最初はまず1冊だけ参考書を買ってみて、模擬試験をやってみました。とても無理そうだったら費やす時間がもったいないので入社してから取り組もうと思いました。そう思いながらやってみると合格する可能性があることがわかりました。それなら在学中に取ってしまおうと思い、独学で勉強して合格しました。

入社後

入社後間もなく行われたソフトウェア開発技術者の試験に合格しました。新人研修でもプログラミングの分野ではあまり悩みませんでした。”古い”言語の出身者でしたのでオブジェクト指向でつまづいたくらいです。その後のことはほぼ現在進行形ですのでうまくまとめられませんが、SEになってよかったと思っています。何より、中学や大学で深めたコンピュータに関する知識と、大学で学んだ企業に関する知識を無駄にせずに活用できている事を幸運に思います。現在は企業内の情報交換にやや関係する情報システムの仕事をおもしろおかしくやっています。

さて質問をいただいた方におかれましては、情報系の大学に進みたいという事でとても頼もしく思います。もし自分がそうするならば”情報系の大学”の枠を海外、特にアメリカの大学を視野に入れて考えるでしょう。その場合、日本の大学を卒業せずにアメリカの大学に行ってしまうと万一卒業できなかった場合に最終学歴が高卒になってしまいますので、日本の大学を卒業してから留学することになります。その日本の大学はもちろん理数系の学部となるでしょうから、高校も理系が強いところを目指す事になります。

そこまでやらなくても、情報系の大学にいればバイトでソフトウェア開発を行う機会にめぐり合える可能性があります。今中学校3年生となると4から10年後くらいの世界を想像しないといけないので難しいですが、そこまで事情も変わっていないでしょう。そうすると仕事としてソフトウェア開発を行うという事がどういうことなのか理解する事ができると思います。中には単なるバイトではなく、大学の研究の一環として企業と連携しているところもあるでしょうから、そういった情報は今から探していくと良いと思います。

受験生さんの進路がそっち方面でよいか、という事については何とも難しい質問です。現実世界で何年来もの知り合いだったとしても答えるのが難しいことでしょう。ひとつアドバイスをさせていただくとすれば、今日の受験生さんのように「迷ったらすぐ聞く」ですとか「答を知っていそうな人を探し出す」という前向きさは、これからどんな進路を選ぶにしても役に立つことであると思います。

まじめすぎる回答だとおもしろくないのでおまけをひとつ。
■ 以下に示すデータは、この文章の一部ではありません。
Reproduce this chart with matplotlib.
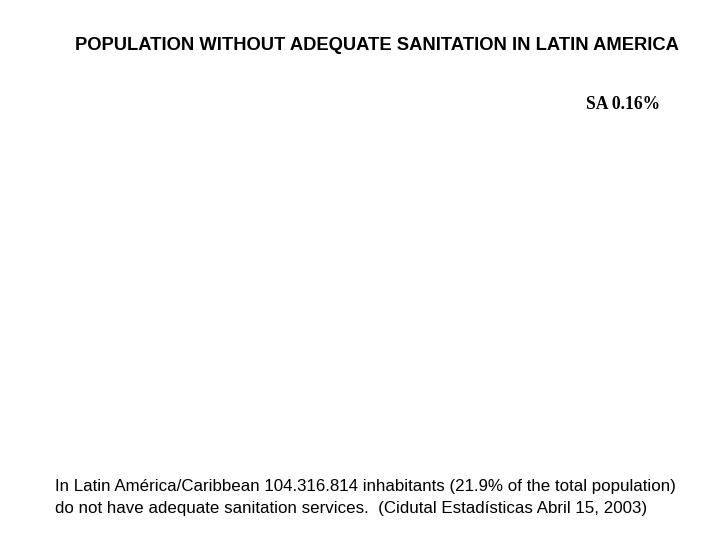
import matplotlib
matplotlib.use('Agg')
import matplotlib.pyplot as plt

# chart content (the pie slices in the source are blank/white, only the label shows)
title = "POPULATION WITHOUT ADEQUATE SANITATION IN LATIN AMERICA"
slice_labels = ["SA"]
slice_pcts = [0.16]
note_lines = [
    "In Latin América/Caribbean 104.316.814 inhabitants (21.9% of the total population)",
    "do not have adequate sanitation services.  (Cidutal Estadísticas Abril 15, 2003)",
]

fig = plt.figure(figsize=(7.2, 5.4), dpi=100)
fig.patch.set_facecolor('white')

fig.text(376.5 / 720, 1 - 45.5 / 540, title, ha='center', va='center',
         fontsize=13.2, fontweight='bold', family='Liberation Sans')

for lab, pct in zip(slice_labels, slice_pcts):
    fig.text(586 / 720, 1 - 104 / 540, f"{lab} {pct:.2f}%", ha='left', va='center',
             fontsize=12.7, fontweight='bold', family='Liberation Serif')

for i, line in enumerate(note_lines):
    fig.text(55 / 720, 1 - (487 + i * 21.5) / 540, line, ha='left', va='center',
             fontsize=12.2, family='Liberation Sans')

plt.savefig("out.png", dpi=100, facecolor='white')
plt.close()
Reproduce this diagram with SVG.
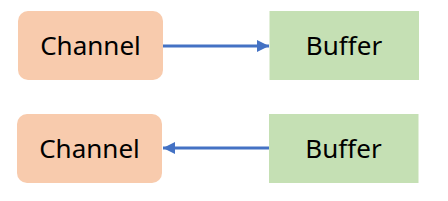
<svg xmlns="http://www.w3.org/2000/svg" width="448" height="201" viewBox="0 0 448 201">
<style>
.ch{fill:#F8CBAD}
.bf{fill:#C5E0B4}
.t{font-family:"Noto Sans","Open Sans",sans-serif;font-size:26px;fill:#000;text-anchor:middle}
.c{stroke:#4472C4;stroke-width:3;fill:none}
</style>
<defs>
<marker id="ah" viewBox="0 0 10 10" refX="10" refY="5" markerWidth="4" markerHeight="4" orient="auto" markerUnits="strokeWidth">
<path d="M0,0 L10,5 L0,10 z" fill="#4472C4"/>
</marker>
</defs>
<g id="channel1"><rect class="ch" x="18" y="11" width="145" height="69" rx="10"/><text class="t" x="90.5" y="55">Channel</text></g>
<g id="buffer1"><rect class="bf" x="269.5" y="11" width="149.5" height="69"/><text class="t" x="344" y="55">Buffer</text></g>
<g id="channel2"><rect class="ch" x="17" y="114" width="145" height="69" rx="10"/><text class="t" x="89.5" y="158">Channel</text></g>
<g id="buffer2"><rect class="bf" x="269" y="114" width="149.5" height="69"/><text class="t" x="343.5" y="158">Buffer</text></g>
<g id="connectors">
<line class="c" x1="163" y1="46" x2="269" y2="46" marker-end="url(#ah)"/>
<line class="c" x1="269" y1="148" x2="163" y2="148" marker-end="url(#ah)"/>
</g>
</svg>
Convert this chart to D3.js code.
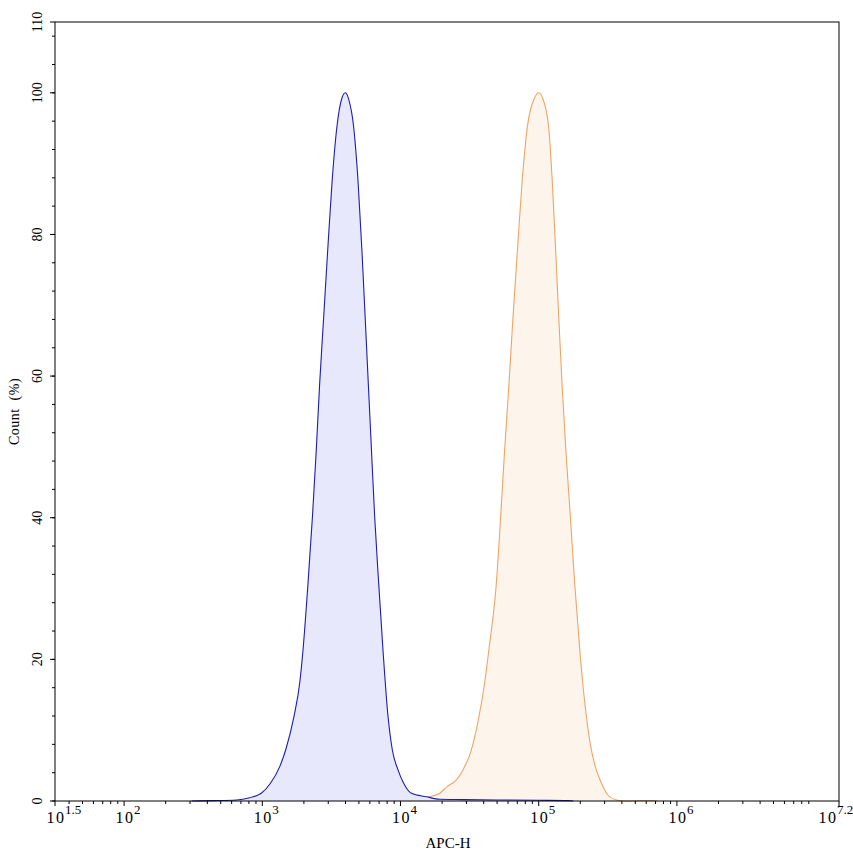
<!DOCTYPE html>
<html>
<head>
<meta charset="utf-8">
<script src="https://cdn.jsdelivr.net/npm/d3@7"></script>
<style>
  body { margin: 0; background: #fff; }
  svg text { font-family: "Liberation Serif", "Times New Roman", serif; fill: #000; }
</style>
</head>
<body>
<div id="chart"></div>
<script>
const W = 853, H = 856;
const margin = {top: 22, right: 14, bottom: 55, left: 55};
const width = W - margin.left - margin.right;   // 784
const height = H - margin.top - margin.bottom;  // 779

// blue histogram (APC-H value, count %)
const blueX = [308, 438, 650, 811, 984, 1146, 1337, 1476, 1694, 1866, 1972, 2143, 2307, 2460, 2600, 2780,
  2972, 3192, 3467, 3760, 3990, 4230, 4581, 4940, 5260, 5550, 5850, 6160, 6501, 6950, 7464, 8128, 8730, 9594,
  10540, 11995, 15380, 19230, 28180, 50120, 100000, 166000, 178000];
const blueY = [0, 0.05, 0.14, 0.47, 1.09, 2.5, 4.85, 7.2, 11.9, 16.7, 21.4, 30.8, 40.2, 49.7, 58.9, 68.3,
  77.7, 87.2, 95.2, 99.2, 100, 99.0, 95.2, 87.2, 77.7, 68.3, 58.9, 49.7, 40.2, 30.8, 21.4, 11.9, 7.2, 4.4,
  2.5, 1.09, 0.6, 0.24, 0.2, 0.15, 0.1, 0.05, 0];

// orange histogram
const orangeX = [11670, 13770, 16260, 19230, 21730, 25350, 28310, 32580, 36980, 40640, 43650, 49430,
  53090, 56750, 60950, 65160, 70150, 75680, 82790, 93500, 100460, 107000, 118030, 125610, 132740, 139640, 147500,
  157000, 169430, 181970, 198150, 221310, 240440, 261220, 284440, 316960, 364750, 416900, 562000,
  660700, 724000];
const orangeY = [0, 0.38, 0.61, 1.09, 2.02, 2.97, 4.39, 7.22, 11.93, 16.7, 21.4, 30.85,
  40.2, 49.7, 58.9, 68.3, 77.7, 87.2, 95.2, 99.3, 100, 99.2, 95.2, 87.2, 77.7, 68.3, 58.9,
  49.7, 40.2, 30.85, 21.4, 11.93, 7.22, 4.39, 2.5, 0.85, 0.14, 0, 0.05,
  0.08, 0];

// axis ticks
const xTickExp = ["1.5", "2", "3", "4", "5", "6", "7.2"];
const yTicks = [0, 20, 40, 60, 80, 100, 110];

const xMin = Math.pow(10, 1.5), xMax = Math.pow(10, 7.173);
const x = d3.scaleLog().domain([xMin, xMax]).range([0, width]);
const y = d3.scaleLinear().domain([0, 110]).range([height, 0]);

const svg = d3.select("#chart").append("svg")
    .attr("width", W).attr("height", H)
  .append("g")
    .attr("transform", "translate(" + margin.left + "," + margin.top + ")");

function series(xs, ys) {
  return xs.map((v, i) => ({x: v, y: ys[i]}));
}

const area = d3.area()
    .x(d => x(d.x)).y0(y(0)).y1(d => y(d.y))
    .curve(d3.curveMonotoneX);
const line = d3.line()
    .x(d => x(d.x)).y(d => y(d.y))
    .curve(d3.curveMonotoneX);

const orange = series(orangeX, orangeY);
const blue = series(blueX, blueY);

svg.append("path").datum(orange).attr("d", area).attr("fill", "#fdf5ec");
svg.append("path").datum(orange).attr("d", line)
    .attr("fill", "none").attr("stroke", "#f0a462").attr("stroke-width", 1.1);
svg.append("path").datum(blue).attr("d", area).attr("fill", "#e8e8fc");
svg.append("path").datum(blue).attr("d", line)
    .attr("fill", "none").attr("stroke", "#1c1cb4").attr("stroke-width", 1.1);

// frame
svg.append("rect").attr("x", 0).attr("y", 0).attr("width", width).attr("height", height)
    .attr("fill", "none").attr("stroke", "#000").attr("stroke-width", 1);

// y axis ticks
const yMinor = d3.range(0, 110, 4);
svg.append("g").selectAll("line.minor").data(yMinor).enter().append("line")
    .attr("x1", -3).attr("x2", 0)
    .attr("y1", d => y(d)).attr("y2", d => y(d))
    .attr("stroke", "#000");
svg.append("g").selectAll("line.major").data(yTicks).enter().append("line")
    .attr("x1", -5).attr("x2", 0)
    .attr("y1", d => y(d)).attr("y2", d => y(d))
    .attr("stroke", "#000");
svg.append("g").selectAll("text").data(yTicks).enter().append("text")
    .attr("transform", d => "translate(-13," + y(d) + ") rotate(-90)")
    .attr("text-anchor", "middle")
    .style("font-size", "14px")
    .text(d => d);

// x axis ticks
const xMinor = [];
for (let e = 1; e <= 7; e++) {
  for (let m = 2; m <= 9; m++) {
    const v = m * Math.pow(10, e);
    if (v > xMin && v < xMax) xMinor.push(v);
  }
}
svg.append("g").selectAll("line").data(xMinor).enter().append("line")
    .attr("x1", d => x(d)).attr("x2", d => x(d))
    .attr("y1", height).attr("y2", height + 3)
    .attr("stroke", "#000");

const xMajor = xTickExp.map(e => e === "7.2" ? xMax : Math.pow(10, +e));
svg.append("g").selectAll("line").data(xMajor).enter().append("line")
    .attr("x1", d => x(d)).attr("x2", d => x(d))
    .attr("y1", height).attr("y2", height + 5)
    .attr("stroke", "#000");

// last label sits left of its tick so it fits inside the page
const xl = svg.append("g").selectAll("g").data(xTickExp).enter().append("g")
    .attr("transform", (d, i) => "translate(" + (x(xMajor[i]) + (i === xTickExp.length - 1 ? -12 : 0)) + "," + (height + 22) + ")");
xl.append("text")
    .attr("text-anchor", "middle")
    .style("font-size", "16px")
    .style("letter-spacing", "1.5px")
    .attr("x", 1)
    .text("10");
xl.append("text")
    .attr("x", 10)
    .attr("y", -9)
    .style("font-size", "13px")
    .text(d => d);

// axis titles
svg.append("text")
    .attr("x", width / 2 + 1).attr("y", height + 47)
    .attr("text-anchor", "middle")
    .style("font-size", "15px")
    .text("APC-H");
svg.append("text")
    .attr("transform", "translate(-36," + (height / 2) + ") rotate(-90)")
    .attr("text-anchor", "middle")
    .style("font-size", "14px")
    .style("letter-spacing", "0.5px")
    .style("white-space", "pre")
    .text("Count  (%)");
</script>
</body>
</html>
こういった質問をするには学校の先生は向いていない人が多いです。大学を卒業してそのまま教諭になった方も多く、比較的若い産業であるIT業界には知り合いがいる方も少ないでしょう。それではどうやってIT業界に知り合いを見つけるかと言うと、今回のように正面切って質問するのが一案。もう一案としては別のことで仲良くなってから相談するというのがあると思います。そしてIT業界と言えばオタクが多いですので、アニメに詳しくなってアニメ関係の仲間を増やしていけばかなりの確率でIT業界の若い人間と知り合えるのではないでしょうか。自分はアニメではないのですが、ネットで知り合った人からある会社の内情について教えてもらったことがありました。

それでは受験生さんの明るい未来をお祈りしております。